The practical steps also involve making partners with other groups, schools, businesses, cafés, pubs, etc. If the development is large there may be a community liaison person/new-arrivals worker. This person will obviously be crucial to the minister – if all goes well. Sometimes people will have had a bad experience with one church or clergy-person, and not feel inclined to try again. All the pioneer minister can do is to try to be co-operative, and be totally unthreatening. It is the openness to situations which is the key to building bridges and engaging others to share in the ministry of Jesus in what can be a difficult environment.

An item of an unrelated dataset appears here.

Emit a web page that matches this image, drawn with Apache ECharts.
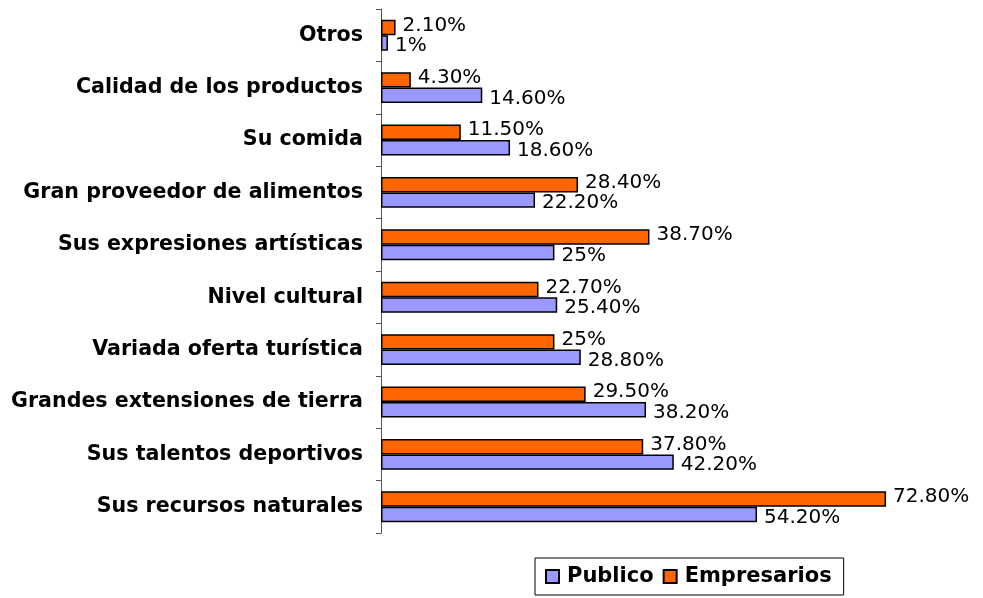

The booklet concludes with some advice. There is a check-list for all those who are working in Pioneer Ministry. Some are obvious: pray, reflect theologically, be bold, be adventurous; do not spread yourself thinly – do a couple of things well, don’t cater for every pressing need. Others are more hidden: beware of lack of conversations between church leaders which may lead to duplication between denominations; be ready for developers to involve other faiths in the development of a religious facility; don’t expect the Church to grow as quickly as the house-building. (pp. 25 & 26)
The authors end with a short biblical reflection, reminding ministers that they area called to walk humbly with God, who sent out the seventy-two as lambs in the midst of wolves, without money or bag. (Jn. 10. vv. 3 & 4)  They reassure the reader that it is an exciting ministry with many rewards; (p. 27) and they end with hope and reassurance, but in the body of the booklet they have not disguised the difficulties. They are the practitioners who have laboured in the sun and the heat, and share their experience gladly.
Given the need the country has for more housing it is likely that the developments will come. I hope that the various Church leaders read this book and start planning. They too need to be involved in new housing areas, with the appropriate enthusiasm. If they fail to plan, if they lack the necessary enthusiasm, then the proclamation of the Gospel will be even more difficult for those both in leadership positions in the churches as well as for the pioneer ministers.
For those who would like more information about the experiences of the church in new communities there is a section in the Churches Together in England web-pages devoted to new communities. There more Pioneer Ministers share their stories.
James M. Cassidy
[1] See  William Booth, In Darkest England and the Way Out of 1890, and Ebenezer Howard, To-morrow: a Peaceful Path to Real Reform of 1898.
[2] See the opening words of Gaudium et Spes.